いろいろ方法を考えたが、やはり断念。ウメさん、ごめんなさい。自分で北欧に来て食べてください。世界一クサイ缶詰のハードルは高いのだ。
自分用に切り身のを一缶買ってみる。冷たい雨の中をバイクで運ぶのなら、そんなに簡単に悪くはならないだろう。
Goteborgからひきつづき北に走るが、雨はシトシトと同じペースで降り続け、雲の切れ目はまったく見えない。ノルウェーに入国しても、首都のオスロを通過しても、ずっとずっと雨。まわりは針葉樹林、ところどころに湖があって晴れていたら美しいのだろうが、こんな天気では逆に心細くなる。

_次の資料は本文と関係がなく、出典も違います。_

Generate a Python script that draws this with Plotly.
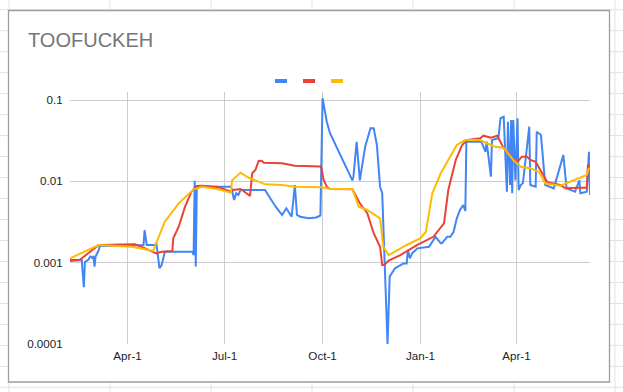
import plotly.graph_objects as go

# ---------------- data ----------------
blue_dates = [
    "2018-02-06", "2018-02-17", "2018-02-19", "2018-02-20", "2018-02-23", "2018-02-25",
    "2018-02-27", "2018-02-28", "2018-03-01", "2018-03-02", "2018-03-05", "2018-03-06",
    "2018-04-16", "2018-04-17", "2018-04-19", "2018-04-27", "2018-04-28", "2018-05-01",
    "2018-05-03", "2018-05-06", "2018-06-01", "2018-06-02", "2018-06-03", "2018-06-04",
    "2018-06-05", "2018-06-08", "2018-07-07", "2018-07-08", "2018-07-10", "2018-07-12",
    "2018-07-14", "2018-07-16", "2018-08-08", "2018-08-18", "2018-08-24", "2018-08-28",
    "2018-09-02", "2018-09-05", "2018-09-07", "2018-09-10", "2018-09-18", "2018-09-25",
    "2018-09-29", "2018-10-01", "2018-10-05", "2018-10-08", "2018-10-29", "2018-10-30",
    "2018-11-02", "2018-11-05", "2018-11-10", "2018-11-15", "2018-11-18", "2018-11-21",
    "2018-11-24", "2018-11-26", "2018-11-28", "2018-12-01", "2018-12-03", "2018-12-08",
    "2018-12-16", "2018-12-19", "2018-12-20", "2018-12-22", "2018-12-24", "2018-12-29",
    "2019-01-09", "2019-01-15", "2019-01-20", "2019-01-21", "2019-01-26", "2019-01-29",
    "2019-02-01", "2019-02-04", "2019-02-07", "2019-02-10", "2019-02-12", "2019-02-13",
    "2019-02-15", "2019-02-27", "2019-03-03", "2019-03-04", "2019-03-08", "2019-03-09",
    "2019-03-15", "2019-03-17", "2019-03-20", "2019-03-23", "2019-03-24", "2019-03-26",
    "2019-03-27", "2019-03-28", "2019-03-29", "2019-03-31", "2019-04-02", "2019-04-03",
    "2019-04-05", "2019-04-07", "2019-04-13", "2019-04-14", "2019-04-19", "2019-04-20",
    "2019-04-24", "2019-04-28", "2019-05-06", "2019-05-15", "2019-05-18", "2019-05-26",
    "2019-05-30", "2019-05-31", "2019-06-06", "2019-06-08", "2019-06-09",
]
blue_values = [
    0.00105, 0.00108, 0.000498, 0.00102, 0.00108, 0.00119,
    0.00114, 0.00121, 0.000895, 0.00119, 0.00143, 0.00160,
    0.00165, 0.00252, 0.00165, 0.00165, 0.00175, 0.000853,
    0.000935, 0.00136, 0.00136, 0.00124, 0.01018, 0.000895,
    0.00859, 0.00859, 0.00859, 0.00782, 0.00589, 0.00713,
    0.00679, 0.00782, 0.00782, 0.00488, 0.00386, 0.00466,
    0.00367, 0.00901, 0.00386, 0.00367, 0.00351, 0.00359,
    0.00380, 0.105, 0.0541, 0.0390, 0.01026, 0.01140,
    0.0307, 0.01026, 0.0267, 0.0449, 0.0449, 0.0280,
    0.00859, 0.00713, 0.00119, 0.0001, 0.000673, 0.000853,
    0.000979, 0.000979, 0.00143, 0.00113, 0.00130, 0.00150,
    0.00157, 0.00208, 0.00173, 0.00173, 0.00208, 0.00208,
    0.00240, 0.00351, 0.00444, 0.00512, 0.00432, 0.0307,
    0.0307, 0.0307, 0.0231, 0.0307, 0.01140, 0.0322,
    0.0338, 0.0596, 0.0623, 0.00746, 0.0541, 0.00901,
    0.0568, 0.00713, 0.0568, 0.01026, 0.0596, 0.00782,
    0.00901, 0.00946, 0.0470, 0.00901, 0.00859, 0.0407,
    0.0371, 0.00901, 0.00820, 0.0211, 0.00820, 0.00746,
    0.01026, 0.00713, 0.00746, 0.0231, 0.00679,
]

red_dates = [
    "2018-02-06", "2018-02-15", "2018-03-05", "2018-04-08", "2018-04-17", "2018-04-28",
    "2018-05-03", "2018-05-13", "2018-05-14", "2018-05-19", "2018-05-25", "2018-05-31",
    "2018-06-05", "2018-06-10", "2018-06-25", "2018-07-07", "2018-07-09", "2018-07-16",
    "2018-07-20", "2018-07-25", "2018-07-27", "2018-07-30", "2018-08-02", "2018-08-05",
    "2018-08-07", "2018-08-24", "2018-09-05", "2018-09-29", "2018-09-30", "2018-10-02",
    "2018-10-05", "2018-10-08", "2018-10-29", "2018-11-05", "2018-11-12", "2018-11-18",
    "2018-11-24", "2018-11-26", "2018-11-28", "2018-12-02", "2018-12-13", "2018-12-29",
    "2019-01-13", "2019-01-23", "2019-01-27", "2019-02-03", "2019-02-09", "2019-02-14",
    "2019-02-26", "2019-03-01", "2019-03-08", "2019-03-14", "2019-03-20", "2019-03-28",
    "2019-04-02", "2019-04-06", "2019-04-11", "2019-04-14", "2019-04-19", "2019-04-24",
    "2019-04-30", "2019-05-12", "2019-05-17", "2019-05-28", "2019-06-06", "2019-06-07",
    "2019-06-09",
]
red_values = [
    0.00108, 0.00108, 0.00165, 0.00168, 0.00151, 0.00130,
    0.00136, 0.00139, 0.00201, 0.00277, 0.00488, 0.00746,
    0.00877, 0.00884, 0.00851, 0.00746, 0.00782, 0.00805,
    0.00739, 0.00661, 0.01256, 0.01378, 0.01778, 0.01794,
    0.01694, 0.01667, 0.01556, 0.0152, 0.0146, 0.01038,
    0.00859, 0.00805, 0.00798, 0.00537, 0.00405, 0.00230,
    0.00157, 0.000935, 0.000935, 0.00106, 0.00124, 0.00165,
    0.00208, 0.00305, 0.00782, 0.0183, 0.0280, 0.0322,
    0.0338, 0.0364, 0.0344, 0.0364, 0.0255, 0.0192,
    0.0174, 0.0201, 0.0201, 0.0183, 0.0174, 0.0131,
    0.00973, 0.00901, 0.00820, 0.00835, 0.00835, 0.0159,
    0.0150,
]

yellow_dates = [
    "2018-02-06", "2018-03-05", "2018-04-05", "2018-04-25", "2018-05-06", "2018-05-19",
    "2018-06-02", "2018-06-10", "2018-06-25", "2018-07-07", "2018-07-08", "2018-07-13",
    "2018-07-16", "2018-07-23", "2018-08-08", "2018-08-24", "2018-09-05", "2018-09-30",
    "2018-10-08", "2018-10-29", "2018-11-04", "2018-11-12", "2018-11-24", "2018-11-27",
    "2018-12-02", "2018-12-07", "2018-12-19", "2019-01-01", "2019-01-06", "2019-01-12",
    "2019-01-20", "2019-01-27", "2019-02-04", "2019-02-12", "2019-02-26", "2019-03-04",
    "2019-03-12", "2019-03-20", "2019-03-29", "2019-04-05", "2019-04-14", "2019-04-22",
    "2019-04-28", "2019-05-12", "2019-05-22", "2019-05-31", "2019-06-06", "2019-06-08",
]
yellow_values = [
    0.00113, 0.00165, 0.00157, 0.00140, 0.00319, 0.00537,
    0.00798, 0.00859, 0.00798, 0.00725, 0.01028, 0.01197,
    0.01277, 0.01122, 0.00919, 0.00901, 0.00859, 0.00845,
    0.00805, 0.00805, 0.00488, 0.00444, 0.00351, 0.00157,
    0.00124, 0.00135, 0.00165, 0.00200, 0.00240, 0.00713,
    0.01256, 0.0183, 0.0280, 0.0322, 0.0322, 0.0294,
    0.0267, 0.0259, 0.0183, 0.0151, 0.0145, 0.0131,
    0.00946, 0.00884, 0.01005, 0.01107, 0.01197, 0.0147,
]

x_tick_dates = ["2018-04-01", "2018-07-01", "2018-10-01", "2019-01-01", "2019-04-01"]
x_tick_labels = ["Apr-1", "Jul-1", "Oct-1", "Jan-1", "Apr-1"]
y_tick_values = [0.0001, 0.001, 0.01, 0.1]
y_tick_labels = ["0.0001", "0.001", "0.01", "0.1"]

series_colors = ["#4285F4", "#EA4335", "#FBBC04"]
title_text = "TOOFUCKEH"

# ---------------- layout geometry (pixels) ----------------
W_PX, H_PX = 623, 392
PL, PR, PT, PB = 70, 590, 92, 344
PW, PH = PR - PL, PB - PT


def px(xp):
    return (xp - PL) / PW


def py(yp):
    return (PB - yp) / PH


fig = go.Figure()
for d, v, c in [(blue_dates, blue_values, series_colors[0]),
                (red_dates, red_values, series_colors[1]),
                (yellow_dates, yellow_values, series_colors[2])]:
    fig.add_trace(go.Scatter(x=d, y=v, mode="lines",
                             line=dict(color=c, width=2), showlegend=False,
                             hoverinfo="skip"))

shapes = []
# spreadsheet grid behind the chart
grid_c = "#e2e2e2"
for gx in [9, 110, 211, 312, 413, 514, 615]:
    shapes.append(dict(type="line", xref="paper", yref="paper",
                       x0=px(gx), x1=px(gx), y0=py(0), y1=py(W_PX),
                       line=dict(color=grid_c, width=1), layer="below"))
for k in range(-1, 19):
    gy = 30.7 + 20.98 * k
    shapes.append(dict(type="line", xref="paper", yref="paper",
                       x0=px(0), x1=px(W_PX), y0=py(gy), y1=py(gy),
                       line=dict(color=grid_c, width=1), layer="below"))
# chart box
shapes.append(dict(type="rect", xref="paper", yref="paper",
                   x0=px(8.5), x1=px(609.5), y0=py(10.5), y1=py(382),
                   fillcolor="white", line=dict(color="#9e9e9e", width=1.3),
                   layer="below"))
# legend swatches
for i, c in enumerate(series_colors):
    x0 = 275 + i * 28
    shapes.append(dict(type="rect", xref="paper", yref="paper",
                       x0=px(x0), x1=px(x0 + 12), y0=py(83), y1=py(79),
                       fillcolor=c, line=dict(width=0), layer="above"))

fig.update_layout(
    width=W_PX, height=H_PX,
    margin=dict(l=PL, r=W_PX - PR, t=PT, b=H_PX - PB, pad=0),
    paper_bgcolor="white", plot_bgcolor="rgba(0,0,0,0)",
    font=dict(family="Liberation Sans, Arial, sans-serif", size=12, color="#222222"),
    title=dict(text=title_text, xref="container", yref="container",
               x=28 / W_PX, y=1 - 40 / H_PX, xanchor="left", yanchor="middle",
               font=dict(size=20, color="#757575")),
    showlegend=False,
    shapes=shapes,
)
fig.update_xaxes(range=["2018-02-06", "2019-06-09"], tickvals=x_tick_dates,
                 ticktext=x_tick_labels, showgrid=True, gridcolor="#cccccc",
                 gridwidth=1, zeroline=False, showline=False, ticks="outside",
                 ticklen=1, tickcolor="rgba(0,0,0,0)", tickfont=dict(size=11.6))
fig.update_yaxes(type="log", range=[-4, -0.9016], tickvals=y_tick_values,
                 ticktext=y_tick_labels, showgrid=True, gridcolor="#cccccc",
                 gridwidth=1, zeroline=False, showline=False, ticks="outside",
                 ticklen=4, tickcolor="rgba(0,0,0,0)", tickfont=dict(size=11.6))

fig.write_html("out.html", config={"displayModeBar": False},
               post_script="document.body.style.margin='0';"
                           "document.body.style.overflow='hidden';")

午後7時ごろ、オスロから約150キロ北のキャンプ場に入る。カッパを着ていても、400キロ以上雨の中を走れば全身グッチョリ。まだ雨が降っていたので、今日は併設のログキャビンに泊まることにする。簡易な部屋だが、乾いているだけで心地よい。思えばテントではなく、宿に泊まるのはスペインのセゴビア以来、1ヵ月半ぶり。
電気が使えるうちにと、夜は日記をまとめ打ち。部屋に臭いがつくのが恐いので、スールストラミンはおあずけ。ビニール袋に入れ、外のバイクに吊るして置いた。夏といえど、夜間はスールストラミンの保存に適した温度近くまで下がる。